- Born: 25 October 1863 Mallappally, Perumpally, Thiruvalla, Travancore
- Died: 16 October 1934 (aged 70) Kerala
- Occupation(s): Social reformer, dalit activist, Sree Moolam Popular Assembly member
- Parents: Kanthan; Mani;

= Kavarikulam Kandan Kumaran =

Indian social reformer

Kavarikulam Kandan Kumaran was a social reformer and Sree Moolam Prajasabha member from Kerala, India. He was a member of the Sree Moolam Prajasabha from 1915 to 1932. In 1911 August 29 he founded the organization Brahma Pratyaksha Sadhujana Paripalana Parayar Sangam.

==Biography==
Kandan Kumaran was born on 25 October 1863, the son of Kandan and Mani, in the Kavarikulam family, a backward family in Perumpatty, a remote village near Mallapalli, in the Thiruvalla taluk, which was part of the then Travancore kingdom.

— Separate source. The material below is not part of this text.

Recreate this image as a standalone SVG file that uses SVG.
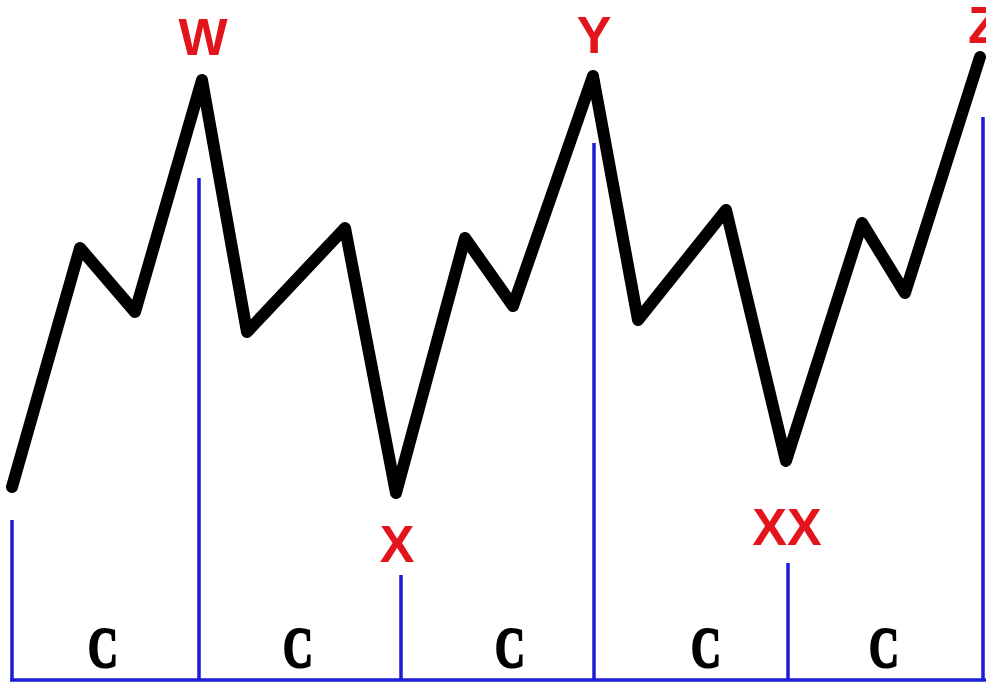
<svg xmlns="http://www.w3.org/2000/svg" width="986" height="684" viewBox="0 0 986 684">
<style>
.wave{fill:none;stroke:#000;stroke-width:12;stroke-linejoin:round;stroke-linecap:round}
.blue{stroke:#1c1cd8;stroke-width:3.5;fill:none}
.lbl{font-family:"Liberation Sans",Arial,sans-serif;font-weight:bold;font-size:52px;fill:#e3141b;text-anchor:middle}
.c{font-family:"Liberation Serif","Times New Roman",serif;font-weight:bold;font-size:58px;fill:#000;stroke:#000;stroke-width:2.2;text-anchor:middle}
</style>
<rect width="986" height="684" fill="#fff"/>
<g id="connectors">
<polyline class="wave" points="12,487 80,248 135,312 202,80 247,332 345,228 396,493 465,238 513,306 593,76 638,320 726,210 786,461 862,223 905,293 980,57"/>
<path class="blue" d="M12,520V680M199,178V680M401,575V680M594,143V680M788,563V680M983,117V680M10,680H986"/>
</g>
<g id="W"><text class="lbl" x="203" y="55">W</text></g>
<g id="Y"><text class="lbl" x="594" y="53">Y</text></g>
<g id="Z"><text class="lbl" x="984" y="43">Z</text></g>
<g id="X"><text class="lbl" x="397" y="562">X</text></g>
<g id="XX"><text class="lbl" x="787" y="545">XX</text></g>
<g id="c1"><text class="c" x="103" y="667" textLength="30" lengthAdjust="spacingAndGlyphs">C</text></g>
<g id="c2"><text class="c" x="298" y="667" textLength="30" lengthAdjust="spacingAndGlyphs">C</text></g>
<g id="c3"><text class="c" x="510" y="667" textLength="30" lengthAdjust="spacingAndGlyphs">C</text></g>
<g id="c4"><text class="c" x="706" y="667" textLength="30" lengthAdjust="spacingAndGlyphs">C</text></g>
<g id="c5"><text class="c" x="884" y="667" textLength="30" lengthAdjust="spacingAndGlyphs">C</text></g>
</svg>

Kumaran's family has been tenants and dependents for generations. The parents' job was farming and plowing. He told his parents that he want to study, but they were helpless. His neighbor Kittu Pillai Asan secretly taught him Malayalam and Sanskrit. While others tried to stop it, Kumaran did not back down. He learned to read, write and preach well by his own efforts.

Kandan Kumaran was involved in community reform by founding the organization Brahma Pratyaksha Sadhujana Paripalana Parayar Sangam. He started the organization on 29 August 1911 to overcome the challenges faced by the Paraya community. The goal of the organization was "land, education and government jobs" for the community members. The weekly Bhajan Maths were converted into night schools. Recognizing the importance of personal empowerment in organizational work, he called to strengthen the mind through meditation and the body through exercise. He not only established and operated 52 one-teacher schools but also sought to gain access to public schools for children from his own community. The schools he started in Travancore were later taken over by the government and converted into government welfare schools.

Kumaran was a member of the Sree Moolam Prajasabha from 1915 to 1932. He had been walking for days to reach the Prajasabha meeting in Thiruvananthapuram. Kandan Kumaran was the first in the Prajasabha to demand that poor students be given lunch and a lump sum grant. He brought to the notice of the Prajasabha the issue of scholarships for students, barriers to getting employment in the government service, and the problems of laborers. Among the backward castes, after Ayyankali, Kandankumaran was the longest serving (14 years) Prajasabha member. His historic speech in the Prajasabha on 22 February 1917 is noteworthy for a number of reasons. "The upper castes oppose the admission of children from my community to government schools, even though the education code does not prohibit it. Therefore, my community runs 52 schools in Kunnathoor, Mavelikkara, Thiruvalla, Ambalappuzha, Changanassery and Peerumed taluks" he said in his speech. The literacy rate of the Parayar community, which was only 0.05 per cent in the 1911 census, has risen to 23 per cent in the 1931 census, is a perfect example of Kandan Kumaran's unique and enduring campaign.

He died on 16 October 1934.

==Legacy==
Inaugurating Kavarikulam Kandan Kumaran Memorial Trust, then Kerala finance minister Thomas Isaac said that Kavarikulam Kandan Kumaran was a man who has made significant contributions to the history of the Renaissance in Kerala.

==Books on him==
His biography named Kavarikulam Kandan Kumaran: orucharithra padanam (Meaning: Kavarikulam Kandan Kumaran: a historial study), published by the Kerala Bhasha Institute and written by Prof. S. Kochukunju, a history teacher and eminent writer was published on 15 May 2019.

The book Kavarikulam Kandan Kumaran jeevithavum Prajasabha prasangangalum, ISBN 9780000118097 (Meaning: Kavarikulam Kandan Kumaran Life and Prajasabha Speeches) edited by R. Ramakrishnan and published by Mythri books was published in May 2019.